** START OF Data for the task **

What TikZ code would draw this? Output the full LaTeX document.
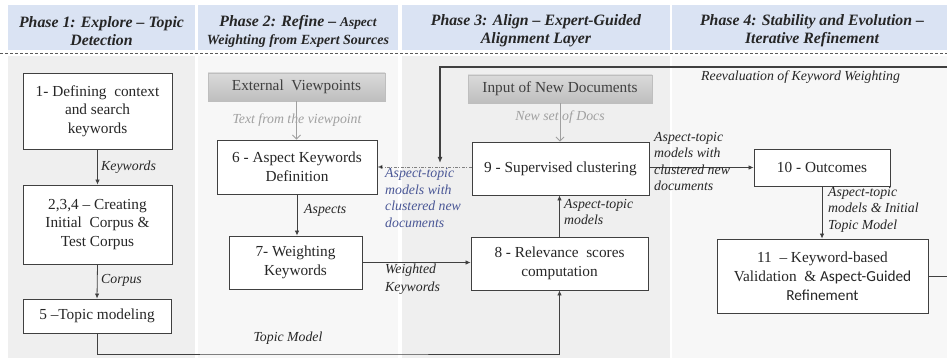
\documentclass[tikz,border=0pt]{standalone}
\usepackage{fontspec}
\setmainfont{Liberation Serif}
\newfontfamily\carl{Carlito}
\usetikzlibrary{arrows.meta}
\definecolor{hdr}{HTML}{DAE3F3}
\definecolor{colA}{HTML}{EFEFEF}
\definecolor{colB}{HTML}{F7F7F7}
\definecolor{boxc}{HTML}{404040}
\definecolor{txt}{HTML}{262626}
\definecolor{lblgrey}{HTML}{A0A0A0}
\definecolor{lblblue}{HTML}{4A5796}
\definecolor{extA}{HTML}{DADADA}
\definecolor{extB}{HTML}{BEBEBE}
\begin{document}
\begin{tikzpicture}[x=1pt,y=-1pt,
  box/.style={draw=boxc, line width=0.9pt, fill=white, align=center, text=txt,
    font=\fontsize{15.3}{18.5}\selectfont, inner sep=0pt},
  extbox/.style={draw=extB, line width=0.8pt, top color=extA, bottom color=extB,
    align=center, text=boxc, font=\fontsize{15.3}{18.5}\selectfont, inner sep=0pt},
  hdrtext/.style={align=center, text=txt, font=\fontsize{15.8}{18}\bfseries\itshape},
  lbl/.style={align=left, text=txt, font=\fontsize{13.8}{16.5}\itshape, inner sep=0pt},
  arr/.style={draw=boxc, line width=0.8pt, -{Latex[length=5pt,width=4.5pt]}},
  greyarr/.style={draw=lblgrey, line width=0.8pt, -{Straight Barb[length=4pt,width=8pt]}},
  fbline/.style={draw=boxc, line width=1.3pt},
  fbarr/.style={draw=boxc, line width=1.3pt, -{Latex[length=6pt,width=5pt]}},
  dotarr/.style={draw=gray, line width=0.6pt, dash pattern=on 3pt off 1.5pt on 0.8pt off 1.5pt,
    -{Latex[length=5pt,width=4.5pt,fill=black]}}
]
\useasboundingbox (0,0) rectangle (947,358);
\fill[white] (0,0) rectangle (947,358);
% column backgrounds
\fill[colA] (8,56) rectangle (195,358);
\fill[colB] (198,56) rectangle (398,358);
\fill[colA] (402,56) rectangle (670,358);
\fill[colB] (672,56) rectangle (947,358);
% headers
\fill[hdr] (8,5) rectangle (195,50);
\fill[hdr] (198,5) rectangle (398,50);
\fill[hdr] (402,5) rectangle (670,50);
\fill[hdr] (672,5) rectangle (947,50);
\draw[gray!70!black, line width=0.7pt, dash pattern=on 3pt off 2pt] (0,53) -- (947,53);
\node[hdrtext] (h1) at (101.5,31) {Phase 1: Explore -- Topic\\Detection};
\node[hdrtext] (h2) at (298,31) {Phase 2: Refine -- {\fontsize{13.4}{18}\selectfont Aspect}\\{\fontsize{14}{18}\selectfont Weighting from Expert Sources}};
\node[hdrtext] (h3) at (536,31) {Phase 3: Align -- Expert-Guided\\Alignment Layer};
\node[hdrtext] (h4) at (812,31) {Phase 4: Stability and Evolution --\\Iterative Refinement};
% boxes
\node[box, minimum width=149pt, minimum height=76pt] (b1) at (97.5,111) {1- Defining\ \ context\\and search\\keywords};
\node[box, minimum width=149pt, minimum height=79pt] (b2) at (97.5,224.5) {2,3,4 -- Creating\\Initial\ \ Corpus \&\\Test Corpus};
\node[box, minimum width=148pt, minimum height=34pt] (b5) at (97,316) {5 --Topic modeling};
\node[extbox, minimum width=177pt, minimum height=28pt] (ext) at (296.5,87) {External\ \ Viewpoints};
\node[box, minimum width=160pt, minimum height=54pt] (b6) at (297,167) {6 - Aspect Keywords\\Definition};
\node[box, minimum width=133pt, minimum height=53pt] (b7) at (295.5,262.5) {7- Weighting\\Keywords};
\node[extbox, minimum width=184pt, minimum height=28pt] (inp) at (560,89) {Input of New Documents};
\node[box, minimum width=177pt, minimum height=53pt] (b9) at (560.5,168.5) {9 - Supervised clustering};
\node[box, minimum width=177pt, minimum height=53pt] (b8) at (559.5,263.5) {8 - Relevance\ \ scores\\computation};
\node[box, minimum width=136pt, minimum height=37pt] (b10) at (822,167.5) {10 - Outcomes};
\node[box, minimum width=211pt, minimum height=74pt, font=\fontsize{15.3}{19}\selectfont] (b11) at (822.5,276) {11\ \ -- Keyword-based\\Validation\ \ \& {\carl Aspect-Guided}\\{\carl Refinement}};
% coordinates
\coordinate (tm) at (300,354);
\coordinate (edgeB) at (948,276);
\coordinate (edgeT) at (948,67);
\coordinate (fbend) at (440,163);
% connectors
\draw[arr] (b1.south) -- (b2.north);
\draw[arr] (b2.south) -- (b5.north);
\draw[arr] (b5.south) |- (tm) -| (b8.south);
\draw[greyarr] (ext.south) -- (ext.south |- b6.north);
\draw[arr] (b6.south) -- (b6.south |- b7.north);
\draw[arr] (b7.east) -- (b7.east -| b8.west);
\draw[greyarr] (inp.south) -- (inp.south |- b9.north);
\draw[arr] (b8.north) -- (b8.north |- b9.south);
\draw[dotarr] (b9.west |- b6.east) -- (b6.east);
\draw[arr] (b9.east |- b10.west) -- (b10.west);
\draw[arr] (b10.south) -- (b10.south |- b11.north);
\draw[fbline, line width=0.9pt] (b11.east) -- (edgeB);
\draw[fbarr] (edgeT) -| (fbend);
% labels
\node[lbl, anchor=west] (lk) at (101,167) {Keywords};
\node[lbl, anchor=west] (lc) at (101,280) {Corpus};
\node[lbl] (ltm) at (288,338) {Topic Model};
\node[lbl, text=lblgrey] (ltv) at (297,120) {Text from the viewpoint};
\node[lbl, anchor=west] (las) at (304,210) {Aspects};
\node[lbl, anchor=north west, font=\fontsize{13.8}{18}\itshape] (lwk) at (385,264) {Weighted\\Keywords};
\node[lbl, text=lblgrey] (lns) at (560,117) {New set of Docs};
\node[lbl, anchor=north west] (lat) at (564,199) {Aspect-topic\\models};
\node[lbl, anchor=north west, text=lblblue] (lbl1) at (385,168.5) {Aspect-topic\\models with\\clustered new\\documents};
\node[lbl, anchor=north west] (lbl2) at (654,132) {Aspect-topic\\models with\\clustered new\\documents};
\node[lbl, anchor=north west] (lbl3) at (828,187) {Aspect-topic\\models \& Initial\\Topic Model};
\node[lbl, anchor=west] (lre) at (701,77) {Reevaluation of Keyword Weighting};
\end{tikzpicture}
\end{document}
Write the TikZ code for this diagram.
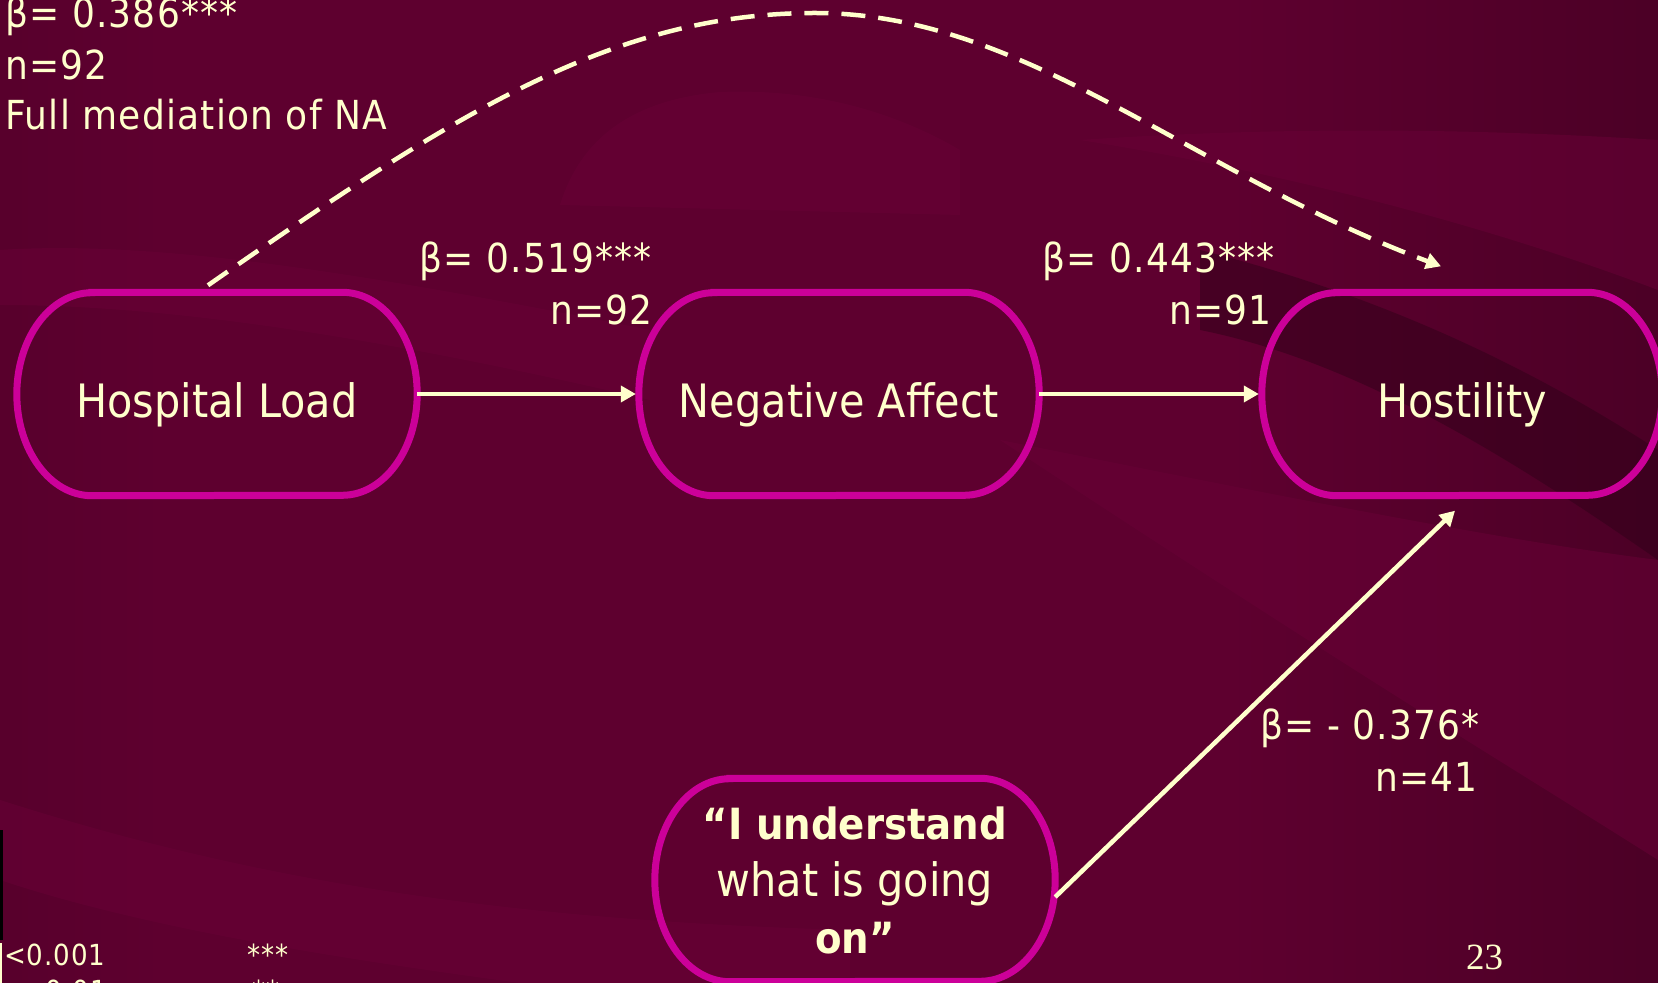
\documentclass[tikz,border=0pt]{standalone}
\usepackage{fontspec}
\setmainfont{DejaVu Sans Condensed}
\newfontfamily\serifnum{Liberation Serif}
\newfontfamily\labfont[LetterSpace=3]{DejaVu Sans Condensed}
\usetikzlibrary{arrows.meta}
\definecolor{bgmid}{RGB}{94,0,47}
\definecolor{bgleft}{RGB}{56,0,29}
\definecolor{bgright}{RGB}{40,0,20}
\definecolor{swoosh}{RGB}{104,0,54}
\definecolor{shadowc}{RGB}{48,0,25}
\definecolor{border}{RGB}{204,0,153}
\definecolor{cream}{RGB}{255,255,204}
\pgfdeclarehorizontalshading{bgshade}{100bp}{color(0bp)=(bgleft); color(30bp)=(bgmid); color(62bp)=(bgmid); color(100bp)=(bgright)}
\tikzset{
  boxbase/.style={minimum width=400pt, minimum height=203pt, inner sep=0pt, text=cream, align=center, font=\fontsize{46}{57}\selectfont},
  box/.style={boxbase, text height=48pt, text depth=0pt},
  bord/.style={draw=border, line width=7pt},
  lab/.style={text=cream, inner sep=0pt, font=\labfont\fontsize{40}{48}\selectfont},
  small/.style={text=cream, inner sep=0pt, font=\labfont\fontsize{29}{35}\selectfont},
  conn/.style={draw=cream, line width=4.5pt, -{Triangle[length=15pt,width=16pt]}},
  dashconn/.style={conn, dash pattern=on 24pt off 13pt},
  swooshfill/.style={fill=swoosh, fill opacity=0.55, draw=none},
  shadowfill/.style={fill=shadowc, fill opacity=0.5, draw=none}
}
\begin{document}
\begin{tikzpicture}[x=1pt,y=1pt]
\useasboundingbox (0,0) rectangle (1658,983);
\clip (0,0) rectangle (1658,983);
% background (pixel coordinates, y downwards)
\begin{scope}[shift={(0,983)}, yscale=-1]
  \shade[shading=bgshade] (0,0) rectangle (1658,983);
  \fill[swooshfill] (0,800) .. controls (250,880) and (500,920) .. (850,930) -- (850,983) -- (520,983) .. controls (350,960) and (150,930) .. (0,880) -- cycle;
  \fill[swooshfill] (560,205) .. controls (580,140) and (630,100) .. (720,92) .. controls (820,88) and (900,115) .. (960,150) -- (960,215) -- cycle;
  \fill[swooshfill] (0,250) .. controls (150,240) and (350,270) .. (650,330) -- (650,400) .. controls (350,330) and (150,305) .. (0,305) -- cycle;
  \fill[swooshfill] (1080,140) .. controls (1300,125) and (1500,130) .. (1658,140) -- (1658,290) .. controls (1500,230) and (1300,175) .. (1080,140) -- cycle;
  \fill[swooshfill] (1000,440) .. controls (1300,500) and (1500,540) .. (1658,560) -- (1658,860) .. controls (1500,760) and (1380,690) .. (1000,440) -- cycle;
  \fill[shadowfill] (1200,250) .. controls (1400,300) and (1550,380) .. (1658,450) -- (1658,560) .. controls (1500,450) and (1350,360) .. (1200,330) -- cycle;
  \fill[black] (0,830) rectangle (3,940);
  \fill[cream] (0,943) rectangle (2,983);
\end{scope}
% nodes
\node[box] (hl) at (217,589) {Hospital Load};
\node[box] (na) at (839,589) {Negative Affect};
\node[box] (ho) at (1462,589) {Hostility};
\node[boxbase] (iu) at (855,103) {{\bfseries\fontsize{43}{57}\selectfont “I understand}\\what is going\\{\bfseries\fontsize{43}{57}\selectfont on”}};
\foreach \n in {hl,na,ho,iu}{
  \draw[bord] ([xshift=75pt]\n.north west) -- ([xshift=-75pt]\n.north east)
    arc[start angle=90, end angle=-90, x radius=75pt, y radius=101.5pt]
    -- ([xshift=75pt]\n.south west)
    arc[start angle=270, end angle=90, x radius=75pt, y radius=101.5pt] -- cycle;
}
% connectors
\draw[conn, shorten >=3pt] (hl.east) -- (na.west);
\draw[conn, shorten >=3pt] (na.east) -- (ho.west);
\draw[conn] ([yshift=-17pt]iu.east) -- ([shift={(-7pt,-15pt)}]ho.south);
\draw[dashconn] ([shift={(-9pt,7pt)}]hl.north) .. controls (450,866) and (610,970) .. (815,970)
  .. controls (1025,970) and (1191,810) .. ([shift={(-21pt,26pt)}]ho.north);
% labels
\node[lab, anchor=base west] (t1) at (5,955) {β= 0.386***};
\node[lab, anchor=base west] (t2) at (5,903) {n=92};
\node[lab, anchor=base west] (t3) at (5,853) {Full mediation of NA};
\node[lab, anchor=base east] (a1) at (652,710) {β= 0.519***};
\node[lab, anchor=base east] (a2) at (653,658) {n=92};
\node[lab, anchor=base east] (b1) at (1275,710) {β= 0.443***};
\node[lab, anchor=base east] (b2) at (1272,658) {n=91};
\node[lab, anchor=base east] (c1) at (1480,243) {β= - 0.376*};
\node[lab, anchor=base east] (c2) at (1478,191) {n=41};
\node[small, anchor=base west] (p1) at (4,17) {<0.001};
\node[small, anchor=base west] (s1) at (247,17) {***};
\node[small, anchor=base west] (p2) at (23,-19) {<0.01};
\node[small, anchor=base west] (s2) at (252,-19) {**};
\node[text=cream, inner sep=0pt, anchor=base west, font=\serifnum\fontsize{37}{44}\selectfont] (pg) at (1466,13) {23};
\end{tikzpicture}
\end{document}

** END OF Data for the task **

* Stated task
Identify which lines contain the word "code" and copy each one.

* Task answer
What TikZ code would draw this? Output the full LaTeX document.
Write the TikZ code for this diagram.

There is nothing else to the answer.